As we speak during the same event he also led the “kill” for the construction of the fourth and the fifth steward defense boats which is likely going to be pitched on 45 metres and we hope that will also be delivered in good time. So the indigenous shipbuilding by the Nigerian Navy dockyard is gaining attraction and patronage by some of our neighbours within ECOWAS and ECAS. Another challenge we face is the habit of disseminating unconfirmed and uncomplimentary statements, either due to misinformation or mischievous intentions regarding our operations. For example, there have been conflicting publications from various sources attributing oil losses to oil theft, which is blamed on inadequate security, casting aspersions on security agencies on security agencies and all that.

In as much as there is no perfect system, the phenomenon of crude oil theft and crude losses must be properly de-conflicted in order to proffer lasting solutions to the menace which is currently bedeviling our economic resources. We need to understand the difference between oil theft and oil loss. In this case, why oil theft is syphoning crude oil from vandalised pipes into badges. Oil losses occur when there is no production, especially during short ins and force majeure, as the Federal Government does not earn the desired revenue it should. Losses also occur as a result of metering errors on the operating platforms as read. But however, the volume of crude all shot in from ‘no production’ are often added to figures for oil theft instead of declaring them as oil losses which should not be.
Some sources also claim that about 20,000 to 200,000 barrels per day are being considered as stolen. Most of these claims are definitely outrageous and unrealistic.

Let us briefly analyze this, for instance, a 100,000 barrels of crude oil is equivalent to 15.8 million litres of crude oil, which will require a five-ton batch making 3,160 trips per day to convey the product out of the creek. How do you pass the estuaries with this? Most of these claims are definitely outrageous and unrealistic.

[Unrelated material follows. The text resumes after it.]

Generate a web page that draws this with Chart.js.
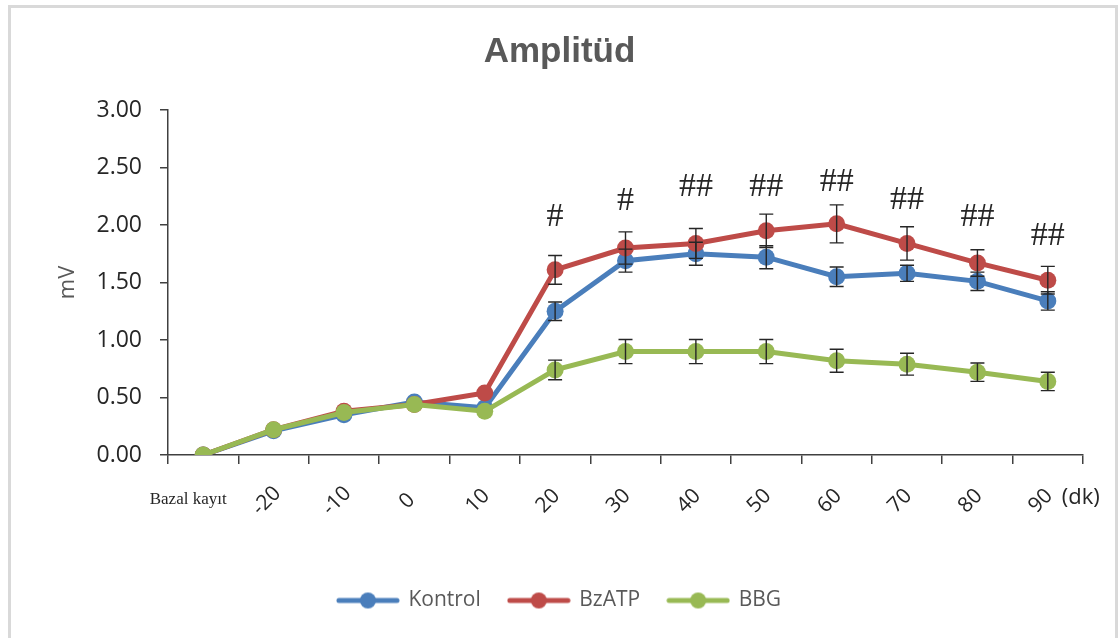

Let’s assume you have so many batches, because of the time required to carry these products that means you will entirely close navigable waters heading out to sea through the estuaries to transship them into a mother vessel that will eventually take them out of the country. Of course this is most unlikely because of the heightened presence of security agencies in the maritime environment as well as the launch of the subsisting operation of ‘dantach de barawo’ by the Nigerian Navy including of course the deployment of the maritime domain awareness facilities like the ‘falcon eye’.

These facilities have in the last four weeks detected a number of vessels attempting to load crude oil and liquefied natural gas within offshore terminals without necessary documentation and approval from relevant authority like the NNPC. It is after such vessels have been arrested that an updated list with such vessels name is forwarded to the Navy to effect a list when they are duly programmed to route any of these liquids within our maritime domain. Some incidents that had occurred in the past 4 weeks to 5 weeks include the arrest of MMT VITA ARABIA which is an LNG super tanker which entered the country on the 12th of July to load the Liquified Natural Gas in Bonny without relevant documents.

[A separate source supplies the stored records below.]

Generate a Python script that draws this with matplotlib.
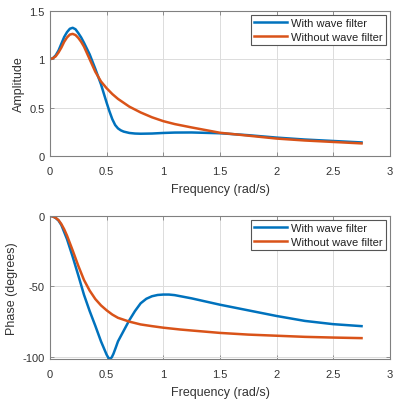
import numpy as np
import matplotlib
matplotlib.use("Agg")
import matplotlib.pyplot as plt

plt.rcParams['font.family'] = ['Liberation Sans', 'DejaVu Sans']
plt.rcParams['axes.unicode_minus'] = False

# amplitude
amp_x = [0, 0.025, 0.05, 0.075, 0.1, 0.125, 0.15, 0.175, 0.2, 0.225, 0.25, 0.275, 0.3,
         0.35, 0.4, 0.45, 0.5, 0.525, 0.55, 0.575, 0.6, 0.625, 0.65, 0.7, 0.75, 0.8,
         0.9, 1.0, 1.1, 1.25, 1.5, 1.75, 2.0, 2.25, 2.5, 2.75]
amp_with = [1.00, 1.01, 1.04, 1.09, 1.16, 1.23, 1.28, 1.315, 1.325, 1.31, 1.27, 1.225, 1.17,
            1.05, 0.90, 0.74, 0.55, 0.46, 0.38, 0.32, 0.285, 0.265, 0.252, 0.238, 0.232, 0.23,
            0.232, 0.238, 0.242, 0.243, 0.235, 0.215, 0.19, 0.17, 0.155, 0.14]
amp_without = [1.00, 1.01, 1.03, 1.07, 1.12, 1.18, 1.225, 1.255, 1.262, 1.25, 1.22, 1.18, 1.13,
               1.00, 0.87, 0.77, 0.70, 0.67, 0.64, 0.615, 0.59, 0.57, 0.55, 0.51, 0.48, 0.45,
               0.40, 0.36, 0.33, 0.295, 0.24, 0.21, 0.18, 0.16, 0.145, 0.13]

# phase
ph_x_with = [0, 0.025, 0.05, 0.075, 0.1, 0.125, 0.15, 0.2, 0.25, 0.3, 0.35, 0.4, 0.45,
             0.5, 0.515, 0.53, 0.545, 0.56, 0.58, 0.6, 0.65, 0.7, 0.75, 0.8, 0.85, 0.9,
             0.95, 1.0, 1.05, 1.1, 1.25, 1.5, 1.75, 2.0, 2.25, 2.5, 2.75]
ph_with = [0, -0.4, -1.5, -3.3, -6.5, -11.5, -16.5, -29, -42.3, -56, -67.5, -78, -89,
           -98.5, -100.6, -101.4, -100.3, -97.8, -93.5, -89, -81.5, -74, -67.5, -62, -58.8, -57,
           -56.1, -55.8, -55.8, -56.2, -58.5, -63, -67, -71, -74.5, -76.8, -78.2]
ph_x_without = [0, 0.025, 0.05, 0.075, 0.1, 0.125, 0.15, 0.2, 0.25, 0.3, 0.35, 0.4, 0.45,
                0.5, 0.55, 0.6, 0.7, 0.8, 0.9, 1.0, 1.15, 1.25, 1.5, 1.75, 2.0, 2.25, 2.5, 2.75]
ph_without = [0, -0.4, -1.4, -3.0, -5.8, -9.5, -14, -24.5, -35.5, -45.5, -53, -59, -63.5,
              -67, -70, -72.3, -75, -77, -78.2, -79.3, -80.6, -81.3, -83, -84.2, -85, -85.8,
              -86.3, -86.7]

blue = '#0072BD'
orange = '#D95319'

fig = plt.figure(figsize=(3.97, 4.02), dpi=100)
ax1 = fig.add_axes([0.126, 0.6095, 0.856, 0.361])
ax2 = fig.add_axes([0.126, 0.1045, 0.856, 0.356])


def style(ax):
    ax.grid(True, color='#dcdcdc', linewidth=0.7)
    ax.set_axisbelow(True)
    for s in ax.spines.values():
        s.set_color('#808080')
        s.set_linewidth(0.8)
    ax.tick_params(direction='in', top=True, right=True, length=3, width=0.6,
                   color='#808080', labelcolor='#333333', labelsize=8, pad=4)
    ax.tick_params(axis='x', pad=7)
    ax.set_xlim(0, 3)
    ax.set_xticks(np.arange(0, 3.01, 0.5))
    ax.set_xticklabels(['0', '0.5', '1', '1.5', '2', '2.5', '3'])
    ax.set_xlabel('Frequency (rad/s)', fontsize=9, color='#333333', labelpad=5)


ax1.plot(amp_x, amp_with, color=blue, lw=1.8, label='With wave filter')
ax1.plot(amp_x, amp_without, color=orange, lw=1.8, label='Without wave filter')
style(ax1)
ax1.set_ylim(0, 1.5)
ax1.set_yticks([0, 0.5, 1, 1.5])
ax1.set_yticklabels(['0', '0.5', '1', '1.5'])
ax1.set_ylabel('Amplitude', fontsize=9, color='#333333', labelpad=3)

ax2.plot(ph_x_with, ph_with, color=blue, lw=1.8, label='With wave filter')
ax2.plot(ph_x_without, ph_without, color=orange, lw=1.8, label='Without wave filter')
style(ax2)
ax2.set_ylim(-101.5, 0)
ax2.set_yticks([-100, -50, 0])
ax2.set_ylabel('Phase (degrees)', fontsize=9, color='#333333', labelpad=3)

for ax in (ax1, ax2):
    leg = ax.legend(loc='upper right', fontsize=8, fancybox=False, framealpha=1,
                    edgecolor='#555555', handlelength=2.9, handletextpad=0.4,
                    borderpad=0.3, labelspacing=0.35, borderaxespad=0.35)
    leg.get_frame().set_linewidth(0.8)
    for t in leg.get_texts():
        t.set_color('#222222')

fig.savefig('out.png', dpi=100)
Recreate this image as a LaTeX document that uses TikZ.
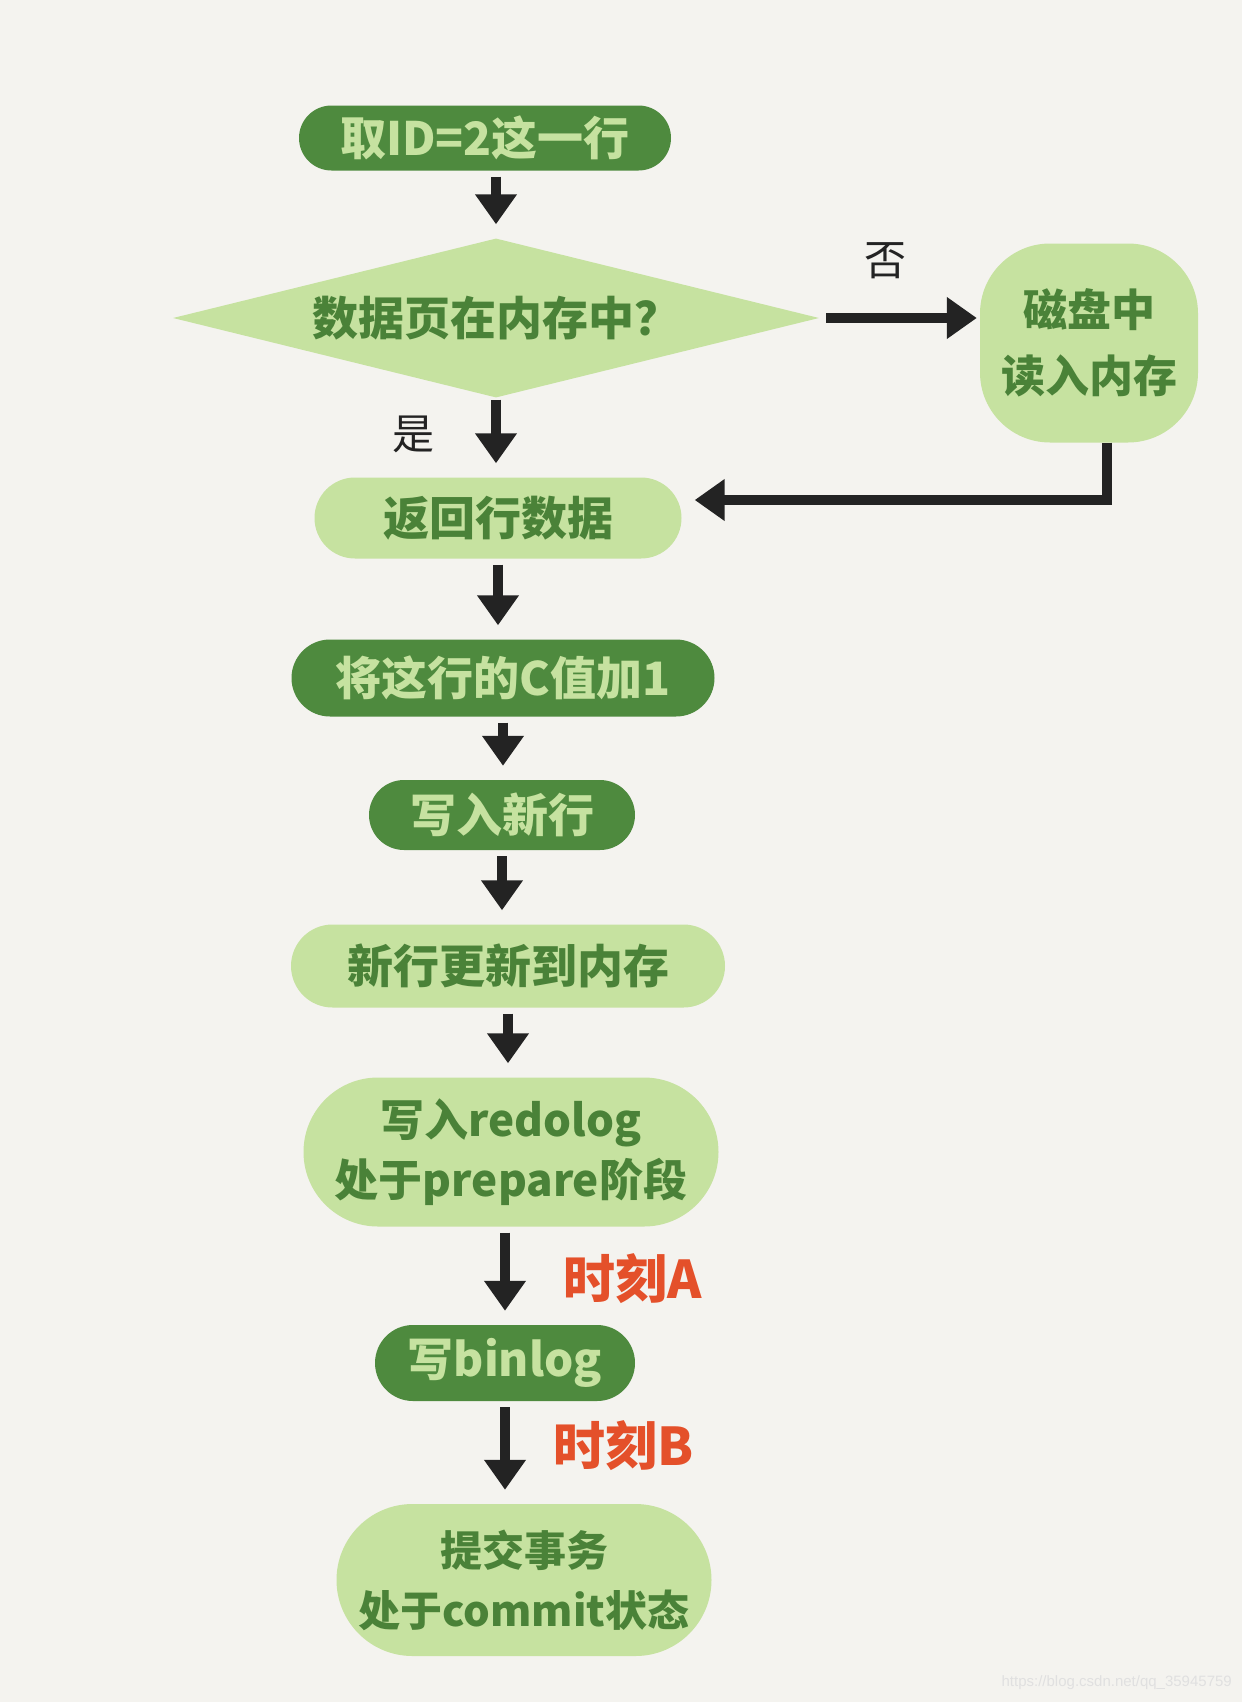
\documentclass[tikz,border=0pt]{standalone}
\usepackage{fontspec}
\setmainfont{Noto Sans CJK SC}
\newfontfamily\wmfont{Liberation Sans}
\usetikzlibrary{shapes.geometric,shapes.misc,arrows.meta}
\definecolor{bgcol}{HTML}{F4F3EF}
\definecolor{dkgreen}{HTML}{4E8A3E}
\definecolor{ltgreen}{HTML}{C6E2A0}
\definecolor{txgreen}{HTML}{4A8238}
\definecolor{arrcol}{HTML}{232323}
\definecolor{tmred}{HTML}{E4502A}

\begin{document}
\begin{tikzpicture}[x=1pt, y=-1pt]
\tikzset{DarkStep/.style = {shape=rounded rectangle, fill=dkgreen, text=ltgreen, inner sep=0pt, font=\fontsize{46}{60}\selectfont\bfseries}}
\tikzset{LightStep/.style = {shape=rounded rectangle, fill=ltgreen, text=txgreen, inner sep=0pt, align=center, font=\fontsize{46}{60}\selectfont\bfseries}}
\tikzset{Flow/.style = {draw=arrcol, line width=10pt, -{Triangle[width=40pt,length=30pt]}, shorten <=6pt, shorten >=14pt}}
\tikzset{Mark/.style = {text=tmred, font=\fontsize{52}{60}\selectfont\bfseries}}
	\useasboundingbox[fill=bgcol] (0,0) rectangle (1242,1702);

	\node[DarkStep, minimum width=372pt, minimum height=65pt] (take) at (485,138) {取ID=2这一行};
	\node[shape=diamond, fill=ltgreen, text=txgreen, inner sep=0pt, aspect=4.06, minimum width=646pt, minimum height=159pt, font=\fontsize{46}{60}\selectfont\bfseries] (inmem) at (496,318) {数据页在内存中？};
	\node[shape=rectangle, rounded corners=70pt, fill=ltgreen, text=txgreen, align=center, minimum width=218pt, minimum height=199pt, inner sep=0pt, font=\fontsize{44}{66}\selectfont\bfseries] (disk) at (1089,343) {磁盘中\\读入内存};
	\node[LightStep, minimum width=367pt, minimum height=81pt] (ret) at (498,518) {返回行数据};
	\node[DarkStep, minimum width=423pt, minimum height=77pt] (incr) at (503,678) {将这行的C值加1};
	\node[DarkStep, minimum width=266pt, minimum height=70pt] (wrow) at (502,815) {写入新行};
	\node[LightStep, minimum width=434pt, minimum height=83pt] (upd) at (508,966) {新行更新到内存};
	\node[LightStep, minimum width=415pt, minimum height=149pt, font=\fontsize{44}{60}\selectfont\bfseries] (redo) at (511,1152) {写入redolog\\处于prepare阶段};
	\node[DarkStep, minimum width=260pt, minimum height=76pt] (binlog) at (505,1363) {写binlog};
	\node[LightStep, minimum width=375pt, minimum height=152pt, font=\fontsize{42}{60}\selectfont\bfseries] (commit) at (524,1580) {提交事务\\处于commit状态};

	\draw[Flow] (inmem |- take.south) -- (inmem.north);
	\draw[Flow, shorten <=2pt] (inmem.south) -- (inmem.south |- ret.north);
	\draw[Flow, shorten <=7pt, shorten >=3pt] (inmem.east) -- (inmem.east -| disk.west);
	\draw[Flow, shorten <=0pt, shorten >=13pt] ([xshift=18pt]disk.south) |- ([yshift=18pt]ret.east);
	\draw[Flow] (ret.south) -- (ret.south |- incr.north);
	\draw[Flow] (incr.south) -- (incr.south |- wrow.north);
	\draw[Flow] (wrow.south) -- (wrow.south |- upd.north);
	\draw[Flow] (upd.south) -- (upd.south |- redo.north);
	\draw[Flow] (binlog |- redo.south) -- (binlog.north);
	\draw[Flow] (binlog.south) -- (binlog.south |- commit.north);

	\node[font=\fontsize{42}{50}\selectfont, text=arrcol] (no) at (885,261) {否};
	\node[font=\fontsize{42}{50}\selectfont, text=arrcol] (yes) at (413,434) {是};
	\node[Mark] (tA) at (633,1279) {时刻A};
	\node[Mark] (tB) at (624,1446) {时刻B};

	\node[anchor=east, inner sep=0pt, text=black!12, font=\wmfont\fontsize{15}{18}\selectfont] (wm) at (1232,1683) {https://blog.csdn.net/qq\_35945759};
\end{tikzpicture}
\end{document}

We had the MT TRINITY R which was also arrested for entering without necessary approval and clearance to load LNG on the 12th of July also. The latest which is in the public space is a super tanker MT HERIOC EDEN which is a 336 metres long and 60 metres wide ship that is the size of three football fields and one third of it, and has the capacity of carrying 3 million barrels. It entered into the space in Apo field on the 7th of August but was accosted on the 8th of August while attempting to proceed to the single boil Maureen at the Apo oil field in Bonny without approval; and she refused to respond to instructions from the Nigerian Navy ship which was interrogating her and of course subsequently preventing her from the loading process which she intended to undertake.

The ship subsequently proceeded towards the Nigerian satomeo joint development zone and raised false ‘farisee’ incidence indicative of her encounter with the Nigerian Navy ship. That was NNS GONGOLA anyway. The ship was accusing the Nigerian Navy ship knowing clearly that its interaction was with a Nigerian Navy man of war. The ship eventually got arrested on the 10th of August at Equatorial Guinea through the activation of the collective arrangement of Nigeria with its neighbours which Equatorial Guinea is part of the Gulf of Guinea maritime area.
As I speak arrangements are in progress to hand her over to the Nigerian Navy to conduct an in depth investigation to unearth the actions of the vessel in order to ensure a more transparent process for crude oil and Liquified Natural Gas loading procedures as various terminals offshore within the Nigerian Navy hydrocarbon architecture.

We need to understand the differences between oil theft and oil losses. While oil theft is siphoning crude oil from vandalised pipes into barges, oil losses occur when there is known production, especially during shut-ins and force majeures as the Federal Government does not earn the desired revenue it should.

Losses also occur as a result of metering errors on the operating platforms as read. But the volume of crude oil shot-ins from non-production is often added to figures for oil theft instead of declaring them as oil losses. This should not be.